Suciedad en Nuestros Pies

David Wilkerson (1931-2011)

“Pues si yo, el Señor y el Maestro, he lavado vuestros pies, vosotros también debéis lavaros los pies los unos a los otros” (Juan 13:14).

Los discípulos eran doce hombres amados de Dios, preciosos a sus ojos, llenos de amor por su Hijo, puros de corazón, en plena comunión con Jesús, ¡pero tenían suciedad en los pies! Jesús, en esencia, les estaba diciendo a estos hombres: “Vuestros corazones y manos están limpios, pero vuestros pies no. Se han ensuciado en vuestro caminar diario conmigo. No necesitas que te laven todo el cuerpo, sólo tus pies”. La suciedad que Jesús menciona aquí no tiene nada que ver con la suciedad natural. Se trata del pecado, de nuestras faltas y fracasos, de nuestra entrega a las tentaciones. 

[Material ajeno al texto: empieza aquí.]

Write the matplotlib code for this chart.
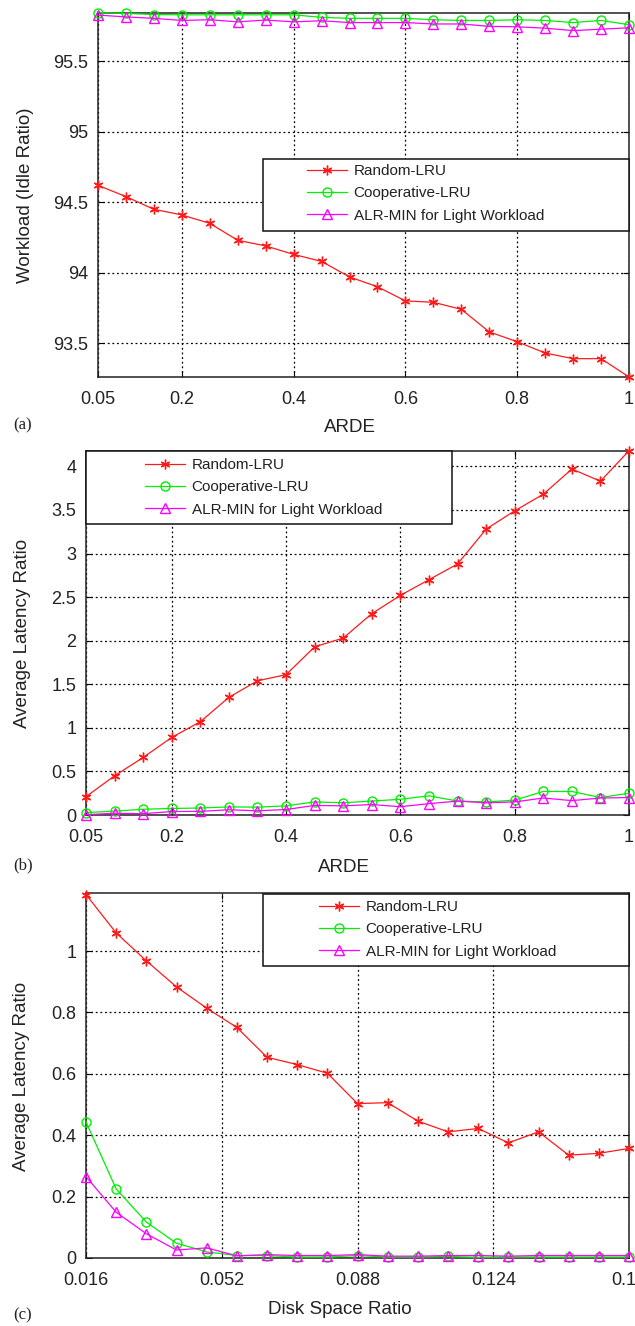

No importa cuán polvorientos y sucios estuvieran los caminos en la antigua Jerusalén, ninguna época ha sido tan sucia como la nuestra. Me pregunto cuántos de ustedes que leen este mensaje en este momento tienen algo de suciedad adherida a ustedes. Quizás la semana pasada caíste en una tentación o le fallaste a Dios de alguna manera. No es que le hayan dado la espalda al Señor. Al contrario, amas al Salvador con más pasión que nunca, pero caíste y ahora estás afligido porque tienes los pies sucios.

Las Escrituras nos dicen: “Hermanos, si alguno fuere sorprendido en alguna falta, vosotros que sois espirituales, restauradle con espíritu de mansedumbre, considerándote a ti mismo, no sea que tú también seas tentado” (Gálatas 6:1). La palabra griega para falta aquí significa “una caída, un pecado”. Debemos restaurar a todo cristiano que caiga en pecado si hay un corazón arrepentido.

El lavado de pies, en su significado más profundo, tiene que ver con nuestra actitud ante la suciedad que vemos en nuestro hermano o hermana. ¿Qué haces cuando estás cara a cara con alguien que ha caído en un pecado o transgresión?

Debemos tomar la toalla de la misericordia de Dios e ir hacia aquel que sufre. En el amor especial de Jesús, no debemos juzgarlo, exponerlo, sermonearlo ni encontrarle faltas. En cambio, debemos comprometernos a ser sus amigos. Debemos ayudarlo a llegar a la salvación compartiendo la Palabra de Dios que corrige, sana, lava y consuela.